Uma colega de trabalho,
Procuradora do Estado como eu, indagou-me se eu poderia defender uma pessoa
cuja família ela conhecia; a defesa não seria feita como Procurador (atuávamos
como defensores públicos, pois a Defensoria ainda não fora criada) e sim
particularmente e, portanto, “pro-bono” – sem cobrar honorários. A família da pessoa tinha condições de
suportar uma cobrança de honorários advocatícios, porém certamente se recusaria
a tal ônus principalmente porque a pessoa estava sendo acusada de furto simples
tentado. Mais tarde descobri porque a família se recusaria a fazer tal gasto.
A acusaç ão que
pesava contra ela era de furto, uma subtração realizada num supermercado
pequeno, desses de bairro, e o objeto subtraído era uma perna de cabrito. Tão
logo deixou o estabelecimento comercial e alcançou a calçada, teve os passos
interceptados pelos seguranças. Chamada a Polícia Militar, foi levada ao 4º
Distrito Policial, porém a autoridade não lavrau o auto de prisão em flagrante
delito, preferindo registrar o fato num boletim de ocorrência.
Aceitei o encargo
“pro-bono”. Convidei a ré a ir ao meu escritório para falarmos sobre o assunto.

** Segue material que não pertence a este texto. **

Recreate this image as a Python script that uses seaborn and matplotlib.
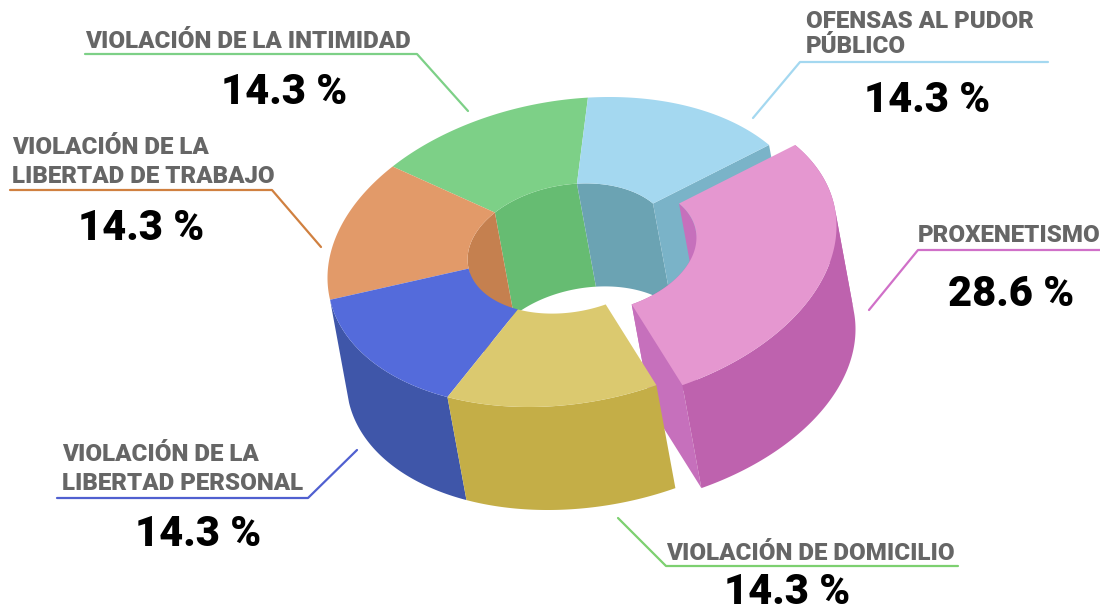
"""
Exploded 3D donut: delitos por categoria
Top faces, walls and cut faces are projected from the share of each category
"""

import numpy as np
import matplotlib
matplotlib.use('Agg')
import matplotlib.pyplot as plt
import seaborn as sns

# Data, counter-clockwise on screen from the green / light blue boundary
categories = ['VIOLACIÓN DE LA INTIMIDAD', 'VIOLACIÓN DE LA\nLIBERTAD DE TRABAJO',
              'VIOLACIÓN DE LA\nLIBERTAD PERSONAL', 'VIOLACIÓN DE DOMICILIO',
              'PROXENETISMO', 'OFENSAS AL PUDOR\nPÚBLICO']
shares = [14.3, 14.3, 14.3, 14.3, 28.6, 14.3]

top_colors = ['#7DD087', '#E29A69', '#546BDB', '#DBC96F', '#E597D0', '#A4D8F0']
wall_colors = ['#7DD087', '#E29A69', '#3F56A9', '#C4AE47', '#BE62AE', '#7AB3C8']
inner_colors = ['#66BC72', '#C5804F', '#3F56A9', '#C4AE47', '#C670BC', '#6BA3B3']
cut_pink = '#C670BC'
line_colors = ['#7DD087', '#D08040', '#5060D0', '#7DD070', '#D070C8', '#A4D8F0']

# Layout in pixels: leader polyline, label anchor, value anchor
leaders = [
    ([85, 417, 468], [54, 54, 111]),
    ([10, 272, 321], [190, 190, 247]),
    ([57, 308, 357], [498, 498, 450]),
    ([958, 666, 618], [566, 566, 518]),
    ([1100, 918, 869], [250, 250, 310]),
    ([1048, 800, 753], [62, 62, 118]),
]
label_pos = [(85, 41), (12, 162), (62, 469), (666, 553), (918, 236), (806, 34)]
label_spacing = [1.0, 1.28, 1.28, 1.0, 1.0, 1.12]
value_pos = [(284, 93), (141, 228), (198, 535), (787, 593), (1011, 294), (927, 100)]

CX, CY = 569, 252
RX, RY = 241.5, 155
PHASE = 85.5
INNER = 0.42
INNER_DY = -3.5
DEPTH = (19, 103)
EXPLODE = {4: (26, 0)}


def project(theta, ratio=1.0, dx=0, dy=0):
    """Map angle in degrees on the ring to pixel coordinates of the top face"""
    theta = np.asarray(theta, dtype=float)
    x = CX + ratio * RX * np.cos(np.radians(theta + PHASE))
    y = CY + ratio * RY * np.cos(np.radians(theta - 174.9))
    if ratio < 1:
        y = y + INNER_DY
    return x + dx, y + dy


def arc(start, end, ratio=1.0, dx=0, dy=0):
    return project(np.linspace(start, end, 200), ratio, dx, dy)


def band(start, end, ratio, color, off, ax):
    """Wall between the top arc and the same arc pushed down by DEPTH"""
    x0, y0 = arc(start, end, ratio, off[0], off[1])
    # split where the arc turns away from the extrusion, so each outline is simple
    side = np.gradient(x0) * DEPTH[1] - np.gradient(y0) * DEPTH[0] > 0
    for mask in (side, ~side):
        if mask.sum() < 2:
            continue
        xs, ys = x0[mask], y0[mask]
        ax.fill(np.r_[xs, xs[::-1] + DEPTH[0]], np.r_[ys, ys[::-1] + DEPTH[1]],
                color=color, lw=0)


def radial(theta, color, off, ax):
    """Flat cut face of a slice, seen where the pink slice moved away"""
    xi, yi = project(theta, INNER, off[0], off[1])
    xo, yo = project(theta, 1.0, off[0], off[1])
    ax.fill([xi, xo, xo + DEPTH[0], xi + DEPTH[0]],
            [yi, yo, yo + DEPTH[1], yi + DEPTH[1]], color=color, lw=0)


def top_face(start, end, color, off, ax):
    xo, yo = arc(start, end, 1.0, off[0], off[1])
    xi, yi = arc(end, start, INNER, off[0], off[1])
    ax.fill(np.r_[xo, xi], np.r_[yo, yi], color=color, lw=0)


sns.set_theme(style='white')
plt.rcParams['font.family'] = ['Roboto', 'DejaVu Sans']

fig, ax = plt.subplots(figsize=(11, 6.13), dpi=100)
fig.subplots_adjust(0, 0, 1, 1)
ax.set_xlim(0, 1100)
ax.set_ylim(613, 0)
ax.axis('off')

edges = 360 * np.r_[0, np.cumsum(shares)] / np.sum(shares)
none = (0, 0)
off = EXPLODE[4]

# Inner walls at the back of the hole
for i in [0, 1, 5]:
    band(edges[i], edges[i + 1], INNER, inner_colors[i], none, ax)

# Cut faces and pink inner wall, the yellow slice goes in front of them
radial(edges[5], wall_colors[5], none, ax)
band(edges[4], edges[5], INNER, inner_colors[4], off, ax)
radial(edges[4], cut_pink, off, ax)

# Outer walls at the front
for i in [2, 3]:
    band(edges[i], edges[i + 1], 1.0, wall_colors[i], none, ax)

# Top faces of the slices that stay in place
for i in [0, 1, 2, 3, 5]:
    top_face(edges[i], edges[i + 1], top_colors[i], none, ax)

# Pink slice, moved out to the right
band(edges[4], edges[5], 1.0, wall_colors[4], off, ax)
top_face(edges[4], edges[5], top_colors[4], off, ax)

# Leaders and labels
for i, name in enumerate(categories):
    lx, ly = leaders[i]
    sns.lineplot(x=lx, y=ly, sort=False, estimator=None, color=line_colors[i],
                 linewidth=1.6, ax=ax, legend=False)
    ax.text(label_pos[i][0], label_pos[i][1], name, fontsize=17.4, fontweight=900,
            color='#666666', ha='left', va='center', linespacing=label_spacing[i])
    ax.text(value_pos[i][0], value_pos[i][1], f'{shares[i]} %', fontsize=30,
            fontweight=900, color='black', ha='center', va='center')

plt.savefig('out.png', dpi=100)
plt.close()
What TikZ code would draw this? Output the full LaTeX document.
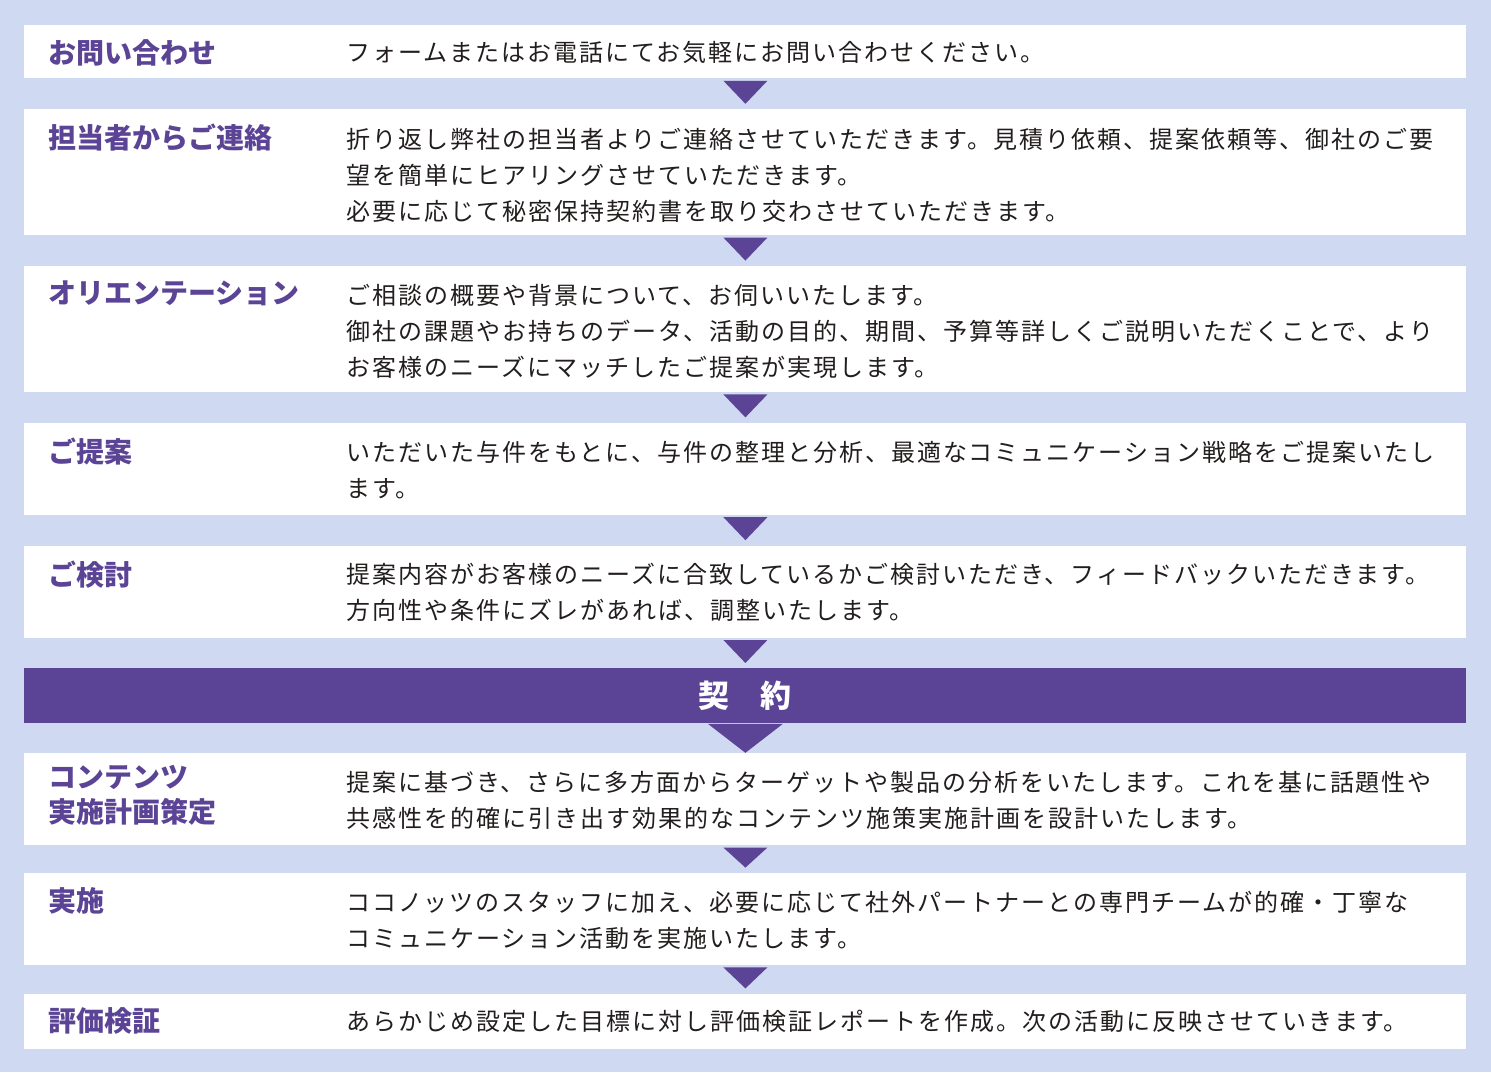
\documentclass[tikz,border=0pt]{standalone}
\usepackage{fontspec}
\setmainfont{Noto Sans CJK JP}
\usepackage{tikz}
\usetikzlibrary{positioning, calc}
\usepackage{xcolor}
\definecolor{pagebg}{RGB}{208, 217, 242}
\definecolor{flowpurple}{RGB}{91, 68, 150}
\definecolor{bodytext}{RGB}{35, 30, 30}

\begin{document}
\begin{tikzpicture}[
    node distance=15pt,
    row/.style={rectangle, fill=white, minimum width=721pt, inner sep=0pt},
    title/.style={text=flowpurple, font=\fontsize{14pt}{17.5pt}\selectfont\bfseries, align=left, inner sep=0pt},
    desc/.style={text=bodytext, font=\fontsize{12pt}{18pt}\selectfont\addfontfeatures{LetterSpace=8.3}, align=left, inner sep=0pt},
    pointer/.style={fill=flowpurple}
]
    \fill[pagebg] (0,0) rectangle (745.5pt,-536pt);

    \node[row, anchor=north west, minimum height=26.5pt] (r1) at (12pt,-12.5pt) {};
    \node[row, minimum height=63pt, below=of r1] (r2) {};
    \node[row, minimum height=63pt, below=of r2] (r3) {};
    \node[row, minimum height=46pt, below=of r3] (r4) {};
    \node[row, minimum height=46pt, below=of r4] (r5) {};
    \node[row, fill=flowpurple, minimum height=27.5pt, below=of r5, text=white, font=\fontsize{15.5pt}{18pt}\selectfont\bfseries] (k) {\raisebox{1.5pt}{契　約}};
    \node[row, minimum height=46pt, below=14.5pt of k] (r6) {};
    \node[row, minimum height=46pt, below=13.5pt of r6] (r7) {};
    \node[row, minimum height=27.5pt, below=14pt of r7] (r8) {};

    \node[title, below right=7pt and 12pt of r1.north west] (t1) {お問い合わせ};
    \node[title, below right=7.5pt and 12pt of r2.north west] (t2) {担当者からご連絡};
    \node[title, below right=7.5pt and 12pt of r3.north west] (t3) {オリエンテーション};
    \node[title, below right=7.5pt and 12pt of r4.north west] (t4) {ご提案};
    \node[title, below right=7.5pt and 12pt of r5.north west] (t5) {ご検討};
    \node[title, below right=6pt and 12pt of r6.north west] (t6) {コンテンツ\\実施計画策定};
    \node[title, below right=7.5pt and 12pt of r7.north west] (t7) {実施};
    \node[title, below right=7pt and 12pt of r8.north west] (t8) {評価検証};

    \node[desc, below right=8pt and 161pt of r1.north west] (d1) {フォームまたはお電話にてお気軽にお問い合わせください。};
    \node[desc, below right=9.5pt and 161pt of r2.north west] (d2) {折り返し弊社の担当者よりご連絡させていただきます。見積り依頼、提案依頼等、御社のご要\\望を簡単にヒアリングさせていただきます。\\必要に応じて秘密保持契約書を取り交わさせていただきます。};
    \node[desc, below right=9pt and 161pt of r3.north west] (d3) {ご相談の概要や背景について、お伺いいたします。\\御社の課題やお持ちのデータ、活動の目的、期間、予算等詳しくご説明いただくことで、より\\お客様のニーズにマッチしたご提案が実現します。};
    \node[desc, below right=9pt and 161pt of r4.north west] (d4) {いただいた与件をもとに、与件の整理と分析、最適なコミュニケーション戦略をご提案いたし\\ます。};
    \node[desc, below right=9pt and 161pt of r5.north west] (d5) {提案内容がお客様のニーズに合致しているかご検討いただき、フィードバックいただきます。\\方向性や条件にズレがあれば、調整いたします。};
    \node[desc, below right=9pt and 161pt of r6.north west] (d6) {提案に基づき、さらに多方面からターゲットや製品の分析をいたします。これを基に話題性や\\共感性を的確に引き出す効果的なコンテンツ施策実施計画を設計いたします。};
    \node[desc, below right=9pt and 161pt of r7.north west] (d7) {ココノッツのスタッフに加え、必要に応じて社外パートナーとの専門チームが的確・丁寧な\\コミュニケーション活動を実施いたします。};
    \node[desc, below right=8pt and 161pt of r8.north west] (d8) {あらかじめ設定した目標に対し評価検証レポートを作成。次の活動に反映させていきます。};

    % triangles between the steps
    \foreach \a/\b in {r1/r2, r2/r3, r3/r4, r4/r5, r5/k, r6/r7, r7/r8}
        \fill[pointer] ($(\a.south)+(-11pt,-1pt)$) -- ($(\a.south)+(11pt,-1pt)$) -- ($(\b.north)+(0,2.5pt)$) -- cycle;
    \fill[pointer] ($(k.south)+(-18.75pt,0)$) -- ($(k.south)+(18.75pt,0)$) -- (r6.north) -- cycle;
\end{tikzpicture}
\end{document}
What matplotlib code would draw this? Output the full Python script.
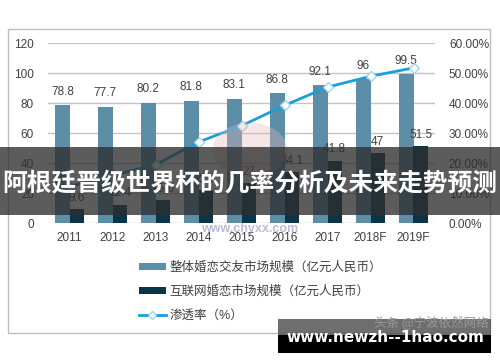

Ela foi. Disse-me que estava arrependida, mas que fazia aquilo por compulsão:
era cleptomaníaca. Isso me interessou: jamais havia defendido alguém que
declaradamente padecesse desse mal. Pedi-lhe que me descrevesse os sintomas que
sentia ao realizar uma subração. Ela disse que, à vista do objeto de cobiça,
começava a sentir um calor no corpo, e, acrescentou, era “contra a vontade”
levada à subtração. Disse mais, que outras vezes tal tinha ocorrido, porém o
dono do supermercado depois ia à sua casa e apresentava a conta do furto e a
família o reembolsava. Desta vez, porém, a família, talvez cansada de tudo, ao ser
avisada, resolveu não ressarcir o comerciante. Daí a intervenção policial.
O desfecho do processo
foi óbvio: ela foi condenada por furto simples tentado, e, como era primária e
de pouco valor a coisa subtraída, o magistrado, reconhecendo o furto privilegiado,
impôs somente a pena de multa, no piso mínimo, 10 dias-multa no valor de 1/30
do salário mínimo cada.
Não fiquei sabendo se a
família concordou em recolher o valor.
(Capítulo do livro "Casos de júri e outros casos", volume 2, a ser editado.)